Pound was not forced out, his term ended. What has Pound said that was incorrect? 

The Vrijman report was nothing more then a way for the UCI to trash WADA. Vrijman never even attempted to explain how the EPO got in Armstrong samples.

How about yourself, how do you think EPO got in Armstrong's samples? Nazi Frogmen? French Conspiracy? Before you answer you might want to read what Ashenden says on the matter of sabotage.


----------



## tidi (Jan 11, 2008)

lookrider said:


> If you're not there it's not a fact?:lol: :lol: :lol: ut: ut:
> 
> When someone is convicted of a crime that's an indication that all the jurors were at the scene of the crime when it occurred?:idea: :idea: :idea:
> 
> Care to clarify?


well said.


----------



## tidi (Jan 11, 2008)

rook said:


> No.
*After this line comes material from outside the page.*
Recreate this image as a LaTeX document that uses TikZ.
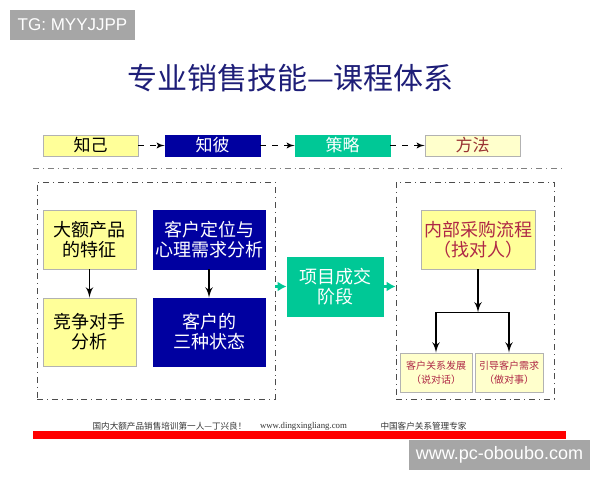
\documentclass[tikz,border=0pt]{standalone}
\usepackage{fontspec}
\newfontfamily\cjk{Noto Sans CJK SC}
\newfontfamily\arialfont{Liberation Sans}
\newfontfamily\timesfont{Liberation Serif}
\usepackage{tikz}
\usetikzlibrary{arrows,arrows.meta}

\definecolor{lightyellow}{RGB}{255,255,153}
\definecolor{paleyellow}{RGB}{255,255,204}
\definecolor{navy}{RGB}{0,0,160}
\definecolor{tealgreen}{RGB}{0,200,150}
\definecolor{titleblue}{RGB}{30,30,120}
\definecolor{crimson}{RGB}{175,40,70}
\definecolor{brownred}{RGB}{153,51,51}
\definecolor{markgray}{RGB}{166,166,166}

\tikzset{
  box/.style={draw=gray!60, inner sep=0pt, align=center, font=\cjk\fontsize{9pt}{10pt}\selectfont},
  yellowbox/.style={box, fill=lightyellow},
  navybox/.style={box, draw=navy, fill=navy, text=white},
  topbox/.style={box, minimum width=47.5pt, minimum height=10.5pt, font=\cjk\fontsize{8.5pt}{9pt}\selectfont},
  smallbox/.style={box, fill=paleyellow, text=crimson, minimum height=19.5pt, font=\cjk\fontsize{5pt}{7pt}\selectfont},
  framebox/.style={draw=black!70, dash dot, line width=0.4pt, minimum height=108.5pt, inner sep=0pt},
  markbox/.style={fill=markgray, text=white, minimum height=15pt, inner sep=0pt},
  footer/.style={text=black!80, inner sep=0pt, font=\cjk\fontsize{4.3pt}{5pt}\selectfont},
  greenarrow/.style={-{Latex[length=4.5pt,width=5pt]}, draw=tealgreen, fill=tealgreen, line width=1.5pt}
}

\begin{document}
\begin{tikzpicture}[x=0.5pt, y=-0.5pt, >=latex']
    \useasboundingbox (0,0) rectangle (600,480);

    % Kopf
    \node[markbox, minimum width=62.5pt] (tg) at (72.5,25) {\arialfont\fontsize{8.5pt}{9pt}\selectfont TG: MYYJJPP};
    \node[text=titleblue, font=\cjk\fontsize{15pt}{18pt}\selectfont] (title) at (290.5,78) {专业销售技能—课程体系};

    % Reihe oben
    \node[topbox, fill=lightyellow] (self) at (90.5,145.5) {知己};
    \node[topbox, draw=navy, fill=navy, text=white] (other) at (212.5,145.5) {知彼};
    \node[topbox, draw=tealgreen, fill=tealgreen, text=white] (plan) at (342.5,145.5) {策略};
    \node[topbox, fill=paleyellow, text=brownred] (method) at (472.5,145.5) {方法};
    \draw[->, dashed] (self) -- (other);
    \draw[->, dashed] (other) -- (plan);
    \draw[->, dashed] (plan) -- (method);

    \coordinate (sepl) at (33,168);
    \coordinate (sepr) at (565,168);
    \draw[black!50, dash dot, line width=0.4pt] (sepl) -- (sepr);

    % Rahmen
    \node[framebox, minimum width=119pt] (left) at (156,290.5) {};
    \node[framebox, minimum width=79pt] (right) at (475,290.5) {};

    % links
    \node[yellowbox, minimum width=46.5pt, minimum height=29.5pt] (product) at (89.5,239.5) {大额产品\\的特征};
    \node[yellowbox, minimum width=46.5pt, minimum height=34pt] (rival) at (89.5,332) {竞争对手\\分析};
    \node[navybox, minimum width=56pt, minimum height=29.5pt] (locate) at (209,239.5) {客户定位与\\心理需求分析};
    \node[navybox, minimum width=56pt, minimum height=34pt] (states) at (209,332) {客户的\\三种状态};
    \draw[->, thick] (product) -- (rival);
    \draw[->, thick] (locate) -- (states);

    % Mitte
    \node[box, draw=tealgreen, fill=tealgreen, text=white, minimum width=48pt, minimum height=29.5pt] (deal) at (335,286.5) {项目成交\\阶段};
    \draw[greenarrow] (left.east |- deal.west) -- (deal.west);
    \draw[greenarrow] (deal.east) -- (deal.east -| right.west);

    % rechts
    \node[yellowbox, text=crimson, minimum width=57pt, minimum height=29.5pt] (buy) at (478,239.5) {内部采购流程\\（找对人）};
    \node[smallbox, minimum width=36pt] (rel) at (436,372.5) {客户关系发展\\（说对话）};
    \node[smallbox, minimum width=34pt] (need) at (509,372.5) {引导客户需求\\（做对事）};
    \path (buy.south) ++(0,43) coordinate (fork);
    \draw[->, thick] (buy) -- (fork);
    \draw[->, thick] (fork) -| (rel);
    \draw[->, thick] (fork) -| (need);

    % Fuss
    \node[footer] (slogan) at (169.5,426) {国内大额产品销售培训第一人—丁兴良！};
    \node[footer, font=\timesfont\fontsize{4.4pt}{5pt}\selectfont] (site) at (303.5,426) {www.dingxingliang.com};
    \node[footer] (expert) at (423.5,426) {中国客户关系管理专家};
    \fill[red] (33,431) rectangle (566,439);
    \node[markbox, minimum width=90.5pt] (wm) at (499.5,455) {\arialfont\fontsize{9pt}{10pt}\selectfont www.pc-oboubo.com};
\end{tikzpicture}
\end{document}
When I refer to the "facts", I am not referring to the fact that Armstrong used EPO. Obviously, that is my opinion unbeknownst to you. The facts I refer to are well-documented and supported. Fact, Armstrong did consult with notable dope Dr. Michele Ferrari. Fact, Armstrong did test positive for EPO. Fact, there are several former teamates, team employees, etc that have provided first-hand testimony to Armstrong's drug usage. These are facts.
> 
> I think you wish that I don't enjoy cycling. I enjoy it immensely. The professional aspect needs to be cleaned up. That does not detract from my own enjoyment of the sport. Perhaps, you need to not get so worked up when other people discuss your hero in a light that you don't agree with. Maybe time for a ride yourself?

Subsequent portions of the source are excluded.